In the Battle of the Palouse, Idaho suffered a seventh straight loss to neighbor Washington State of the Pac-8, falling 17–10 at Martin Stadium in Pullman on September 21. In the fourth game with new rival Boise State, the Vandals fell for the third time as the Broncos repeated as conference champions. Idaho did not schedule Northern Arizona until the following season and both played only five games in conference this year.

This was the last year the Vandals played outdoors on campus; its new Idaho Stadium opened in October 1971 in the same footprint as its predecessor, wooden Neale Stadium (1937–1968), and neither venue had lights. Artificial turf was installed in 1972; the 3M Tartan Turf was the first in the world produced in one continuous piece to allow it to be rolled up on a spool. Following this season, an arched roof and end walls were constructed in ten months to enclose it and the inaugural indoor game at the renamed Kibbie Dome was played on September 27, 1975.

==Notable players and coaches==
Sophomore center John Yarno was a first-team AP All-American as a senior in 1976; he was selected in fourth round of the 1977 NFL draft and played six seasons with the Seattle Seahawks, the last five as a starter. Although quarterback Ken Schrom was projected as the starter for 1976 as a redshirt junior, he opted to pursue professional baseball after the 1976 baseball draft. A pitcher, he was a major leaguer for seven seasons and an all-star as a reliever in 1986.

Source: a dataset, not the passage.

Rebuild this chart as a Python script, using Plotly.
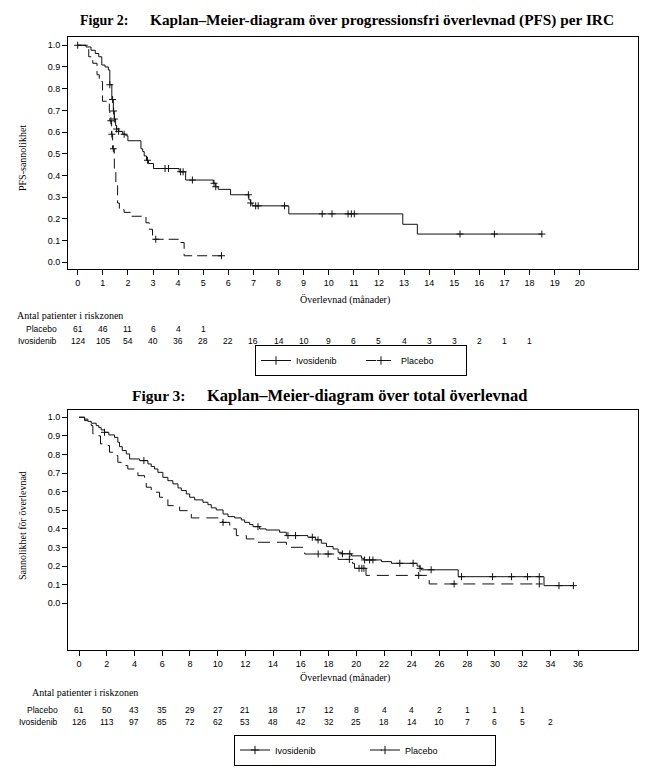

Dennis Erickson, age 27, was in his first year as an offensive coordinator, and stayed for two seasons. He left for Fresno State and later San Jose State, then returned to the UI program in 1982 as head coach and the Vandals began a streak of fifteen consecutive winning seasons.

==Division I==
Through 1977, the Big Sky was a Division II conference for football, except for Division I member Idaho, which moved down to I-AA in 1978. Idaho maintained its upper division status in the NCAA by playing Division I non-conference opponents (and was ineligible for the Division II postseason).

==Schedule==

| Date | Time | Opponent | Site | Result | Attendance | Source |
| September 14 | 12:30 pm | at Air Force* | Falcon Stadium; Colorado Springs, CO; | L 0–37 | 32,364 |  |
| September 21 | 1:30 pm | at Washington State* | Martin Stadium; Pullman, WA (Battle of the Palouse); | L 10–17 | 19,300 |  |
| September 28 | 10:30 am | at Villanova* | Villanova Stadium; Villanova, PA; | L 7–15 | 9,857 |  |
| October 5 | 7:00 pm | at Idaho State | ISU Minidome; Pocatello, ID; | W 28–9 | 12,000 |  |
| October 12 | 1:30 pm | West Texas State* | Idaho Stadium; Moscow, ID; | L 6–21 | 15,200 |  |
| October 19 | 1:30 pm | Montana | Idaho Stadium; Moscow, ID (Little Brown Stein); | T 35–35 | 16,500 |  |
| October 26 | 12:30 pm | at Montana State | Reno H. Sales Stadium; Bozeman, MT; | L 21–36 | 6,117 |  |
| November 2 | 12:30 pm | Utah State* | Idaho Stadium; Moscow, ID; | L 3–17 | 5,500 |  |
| November 9 | 12:30 pm | Weber State | Idaho Stadium; Moscow, ID; | W 38–13 | 6,000 |  |
| November 16 | 11:30 am | at Northern Illinois* | Huskie Stadium; DeKalb, IL; | L 21–27 | 3,712 |  |
| November 23 | 12:30 pm | at Boise State | Bronco Stadium; Boise, ID (rivalry); | L 29–53 | 14,486 |  |
*Non-conference game; Homecoming; All times are in Pacific time;

==Roster==

Source:

==All-conference==
Two Vandals were named to the Big Sky all-conference team: fullback J.C. Chadband and tight end Steve Duncanson.